Here is what we have:
8 indexers / 4 search heads / each of them are 24 core, 256GB memory and 7.6TB disk
I am trying to understand which of the following gives a better search performance -
[access permissions and retention period are same (35 days)]
Option-1: Single index, multiple sourcetypes each having data anywhere between 75 to 150GB per day.
Option-2: Single index for each of the sourcetypes that exceed 75GB per day.
Splunk documentation never talks about how big an index can be or when is it ideal to create separate indexes (excluding access permissions and retention periods).
My second question is what is the real harm in having too many indexes? What is the maximum number of indexes you have experienced/worked on a specific splunk installation?
When you create a custom index, the max index size defaults to 500000 MB, but you can decrease or increase this value, as long as you have sufficient storage space on your server.
Aside from access control and varying retention policies, another reason to set up multiple indexes is to speed up search in some circumstances - has to do with the way search works.
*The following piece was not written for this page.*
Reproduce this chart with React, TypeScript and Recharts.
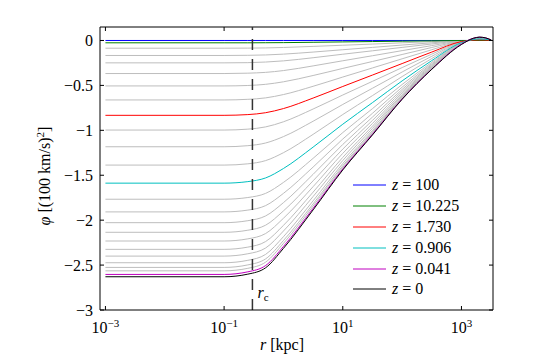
import React from "react";
import { LineChart, Line, XAxis, YAxis, ReferenceLine, Legend, Label } from "recharts";

// radius samples [kpc]
const radii = [0.001, 0.1, 0.251, 0.501, 1, 3.16, 10, 31.6, 100, 316, 1000, 1585, 1995, 2512, 3162];

// potential curves phi [(100 km/s)^2] at each radius
const blueZ100 = [0, 0, 0, 0, 0, 0, 0, 0, 0, 0, 0, 0, 0, 0, 0];
const greenZ10 = [-0.026, -0.026, -0.026, -0.025, -0.024, -0.02, -0.016, -0.012, -0.008, -0.004, 0, 0, 0, 0, 0];
const redZ173 = [-0.833, -0.833, -0.825, -0.804, -0.758, -0.641, -0.512, -0.385, -0.257, -0.129, -0.012, 0.004, 0.007, 0.005, 0.001];
const cyanZ09 = [-1.588, -1.588, -1.571, -1.53, -1.425, -1.187, -0.932, -0.692, -0.45, -0.224, -0.024, 0.011, 0.017, 0.014, 0.003];
const magentaZ004 = [-2.604, -2.604, -2.575, -2.505, -2.293, -1.869, -1.43, -1.044, -0.651, -0.319, -0.039, 0.024, 0.036, 0.029, 0.005];
const blackZ0 = [-2.63, -2.63, -2.601, -2.53, -2.314, -1.886, -1.441, -1.052, -0.655, -0.321, -0.045, 0.024, 0.037, 0.03, 0.005];

const grayCurves = [
  [-0.086, -0.086, -0.085, -0.083, -0.078, -0.066, -0.053, -0.04, -0.026, -0.013, -0.001, 0, 0, 0, 0],
  [-0.167, -0.167, -0.165, -0.161, -0.152, -0.129, -0.103, -0.077, -0.051, -0.026, -0.003, 0.001, 0.001, 0.001, 0],
  [-0.249, -0.249, -0.247, -0.24, -0.227, -0.192, -0.153, -0.115, -0.077, -0.039, -0.004, 0.001, 0.001, 0.001, 0],
  [-0.368, -0.368, -0.364, -0.355, -0.335, -0.283, -0.226, -0.17, -0.113, -0.057, -0.006, 0.001, 0.002, 0.002, 0],
  [-0.506, -0.506, -0.501, -0.488, -0.46, -0.39, -0.311, -0.234, -0.156, -0.078, -0.008, 0.002, 0.003, 0.002, 0],
  [-0.662, -0.662, -0.655, -0.639, -0.602, -0.51, -0.407, -0.306, -0.204, -0.103, -0.01, 0.003, 0.005, 0.004, 0.001],
  [-0.997, -0.997, -0.987, -0.962, -0.905, -0.763, -0.607, -0.455, -0.302, -0.152, -0.015, 0.006, 0.009, 0.007, 0.001],
  [-1.183, -1.183, -1.171, -1.141, -1.07, -0.899, -0.712, -0.532, -0.351, -0.176, -0.018, 0.007, 0.011, 0.009, 0.002],
  [-1.387, -1.387, -1.373, -1.337, -1.249, -1.045, -0.824, -0.614, -0.402, -0.201, -0.021, 0.009, 0.014, 0.011, 0.002],
  [-1.767, -1.767, -1.748, -1.702, -1.58, -1.312, -1.025, -0.759, -0.49, -0.243, -0.027, 0.013, 0.02, 0.016, 0.003],
  [-1.908, -1.908, -1.888, -1.838, -1.702, -1.409, -1.097, -0.811, -0.52, -0.258, -0.029, 0.015, 0.023, 0.018, 0.003],
  [-2.028, -2.028, -2.006, -1.953, -1.805, -1.49, -1.157, -0.853, -0.545, -0.27, -0.03, 0.016, 0.025, 0.02, 0.004],
  [-2.135, -2.135, -2.112, -2.056, -1.897, -1.562, -1.209, -0.89, -0.566, -0.28, -0.032, 0.018, 0.027, 0.022, 0.004],
  [-2.232, -2.232, -2.208, -2.149, -1.979, -1.627, -1.256, -0.924, -0.585, -0.289, -0.033, 0.019, 0.029, 0.023, 0.004],
  [-2.325, -2.325, -2.3, -2.238, -2.058, -1.688, -1.301, -0.954, -0.602, -0.297, -0.035, 0.02, 0.031, 0.025, 0.005],
  [-2.4, -2.4, -2.374, -2.31, -2.121, -1.737, -1.336, -0.979, -0.616, -0.303, -0.036, 0.021, 0.032, 0.026, 0.005],
  [-2.474, -2.474, -2.447, -2.381, -2.184, -1.785, -1.37, -1.003, -0.629, -0.309, -0.037, 0.022, 0.034, 0.027, 0.005],
  [-2.526, -2.526, -2.498, -2.431, -2.227, -1.819, -1.394, -1.019, -0.638, -0.313, -0.038, 0.023, 0.035, 0.028, 0.005],
  [-2.564, -2.564, -2.536, -2.467, -2.259, -1.843, -1.411, -1.031, -0.644, -0.316, -0.038, 0.023, 0.036, 0.029, 0.005],
];

const coloredSeries = [
  { key: "blue", label: "100", values: blueZ100, color: "#0000ff" },
  { key: "green", label: "10.225", values: greenZ10, color: "#008000" },
  { key: "red", label: "1.730", values: redZ173, color: "#ff0000" },
  { key: "cyan", label: "0.906", values: cyanZ09, color: "#00bfbf" },
  { key: "magenta", label: "0.041", values: magentaZ004, color: "#bf00bf" },
  { key: "black", label: "0", values: blackZ0, color: "#000000" },
];

const xTicks = [0.001, 0.1, 10, 1000];
const yTicks = [-3, -2.5, -2, -1.5, -1, -0.5, 0];
const rCore = 0.3;

const data = radii.map((r, i) => {
  const row: Record<string, number> = { r };
  grayCurves.forEach((c, j) => {
    row["g" + j] = c[i];
  });
  coloredSeries.forEach((s) => {
    row[s.key] = s.values[i];
  });
  return row;
});

const FONT = "Liberation Serif, Tinos, Times New Roman, DejaVu Serif, Noto Serif, serif";
const PLOT_LEFT = 100;
const PLOT_RIGHT = 493;
const PLOT_TOP = 27;
const PLOT_BOTTOM = 310;
const W = 545;
const H = 357;
const Y_AXIS_W = 60;
const X_AXIS_H = 30;

const fmtNum = (v: number) => (v < 0 ? "\u2212" + String(Math.abs(v)) : String(v));

const XTick = (props: any) => {
  const { x, y, payload } = props;
  const e = Math.round(Math.log10(payload.value));
  return (
    <g>
      <line x1={x} x2={x} y1={y} y2={y - 4} stroke="#000" strokeWidth={1} />
      <line x1={x} x2={x} y1={PLOT_TOP} y2={PLOT_TOP + 4} stroke="#000" strokeWidth={1} />
      <text x={x} y={y + 23} textAnchor="middle" style={{ fontFamily: FONT }} fontSize={16} fill="#000">
        10
        <tspan dy={-6} fontSize={11}>{fmtNum(e)}</tspan>
      </text>
    </g>
  );
};

const YTick = (props: any) => {
  const { x, y, payload } = props;
  return (
    <g>
      <line x1={x} x2={x + 4} y1={y} y2={y} stroke="#000" strokeWidth={1} />
      <line x1={PLOT_RIGHT - 4} x2={PLOT_RIGHT} y1={y} y2={y} stroke="#000" strokeWidth={1} />
      <text x={x - 7} y={y + 5.5} textAnchor="end" style={{ fontFamily: FONT }} fontSize={16} fill="#000">
        {fmtNum(payload.value)}
      </text>
    </g>
  );
};

const YLabel = () => (
  <text
    x={50}
    y={176}
    transform="rotate(-90, 50, 176)"
    textAnchor="middle"
    style={{ fontFamily: FONT }}
    fontSize={16}
    fill="#000"
  >
    <tspan fontStyle="italic">φ</tspan> [(100 km/s)
    <tspan dy={-6} fontSize={11}>2</tspan>
    <tspan dy={6}>]</tspan>
  </text>
);

const XLabel = () => (
  <text x={282} y={350} textAnchor="middle" style={{ fontFamily: FONT }} fontSize={16} fill="#000">
    <tspan fontStyle="italic">r</tspan> [kpc]
  </text>
);

const CoreLabel = (props: any) => {
  const vb = props.viewBox || {};
  const x = vb.x ?? 252;
  return (
    <text x={x + 5} y={PLOT_BOTTOM - 12} style={{ fontFamily: FONT }} fontSize={16} fill="#000">
      <tspan fontStyle="italic">r</tspan>
      <tspan dy={3} fontSize={11}>c</tspan>
    </text>
  );
};

const LegendContent = () => (
  <div style={{ fontFamily: FONT, fontSize: 16, color: "#000" }}>
    {coloredSeries.map((s) => (
      <div key={s.key} style={{ height: 20.9, display: "flex", alignItems: "center" }}>
        <svg width={40} height={10} style={{ display: "block" }}>
          <line x1={1} x2={34} y1={5} y2={5} stroke={s.color} strokeWidth={1} />
        </svg>
        <span style={{ whiteSpace: "nowrap", lineHeight: "20px" }}>
          <i>z</i> = {s.label}
        </span>
      </div>
    ))}
  </div>
);

export default function App() {
  return (
    <div style={{ position: "absolute", left: 0, top: 0, width: W, height: H, background: "#fff", fontFamily: FONT }}>
      <LineChart
        width={W}
        height={H}
        data={data}
        margin={{
          top: PLOT_TOP,
          right: W - PLOT_RIGHT,
          bottom: H - PLOT_BOTTOM - X_AXIS_H,
          left: PLOT_LEFT - Y_AXIS_W,
        }}
      >
        <XAxis
          dataKey="r"
          type="number"
          scale="log"
          domain={[0.00081, 3400]}
          allowDataOverflow
          ticks={xTicks}
          tick={<XTick />}
          tickLine={false}
          tickSize={0}
          tickMargin={0}
          height={X_AXIS_H}
          axisLine={{ stroke: "#000" }}
          interval={0}
        >
          <Label content={<XLabel />} />
        </XAxis>
        <YAxis
          type="number"
          domain={[-3, 0.15]}
          allowDataOverflow
          ticks={yTicks}
          tick={<YTick />}
          tickLine={false}
          tickSize={0}
          tickMargin={0}
          width={Y_AXIS_W}
          axisLine={{ stroke: "#000" }}
          interval={0}
        >
          <Label content={<YLabel />} />
        </YAxis>
        <ReferenceLine y={0.15} stroke="#000" strokeWidth={1} ifOverflow="extendDomain" />
        <ReferenceLine x={3400} stroke="#000" strokeWidth={1} ifOverflow="extendDomain" />
        {grayCurves.map((_, j) => (
          <Line
            key={"g" + j}
            dataKey={"g" + j}
            type="monotone"
            stroke="#bdbdbd"
            strokeWidth={1}
            dot={false}
            activeDot={false}
            isAnimationActive={false}
            legendType="none"
          />
        ))}
        {coloredSeries.map((s) => (
          <Line
            key={s.key}
            dataKey={s.key}
            type="monotone"
            stroke={s.color}
            strokeWidth={1}
            dot={false}
            activeDot={false}
            isAnimationActive={false}
          />
        ))}
        <ReferenceLine
          x={rCore}
          stroke="#333"
          strokeWidth={1.5}
          strokeDasharray="11 9"
          label={<CoreLabel />}
        />
        <Legend
          layout="vertical"
          align="center"
          verticalAlign="middle"
          content={<LegendContent />}
          wrapperStyle={{ left: 352, top: 174.5, width: 160, height: 130, position: "absolute" }}
        />
      </LineChart>
    </div>
  );
}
If you have both a high-volume/high-noise data source and a low-volume data source feeding into the same index, and you search mostly for events from the low-volume data source, the search speed will be slower than necessary, because the indexer also has to search through all the data from the high-volume source. To mitigate this, you can create dedicated indexes for each data source and send data from each source to its dedicated index. Then, you can specify which index to search on. You'll probably notice an increase in search speed.
Provided your network and indexers have the bandwidth and processing power to handle the throughput, it basically all comes down to searching.
1) It takes longer to search one large index, but you don't have to specify a particular index in the search.
2) If you use separate indexes for different sourcetypes, then you have to specify them in each search, but the searches are faster.
I prefer option 2 because it allows the flexibility to search everything, or specific indexes/sourcetypes as required. However, it does add the user overhead of specifying particular indexes in some searches.
Will search all of my custom indexes.
index=mycustomindex_sourcetype1 OR index=mycustomindex_sourcetype2 OR index=mycustomindex_sourcetype10
Will search only indexes for sourcetypes 1, 2 and 10.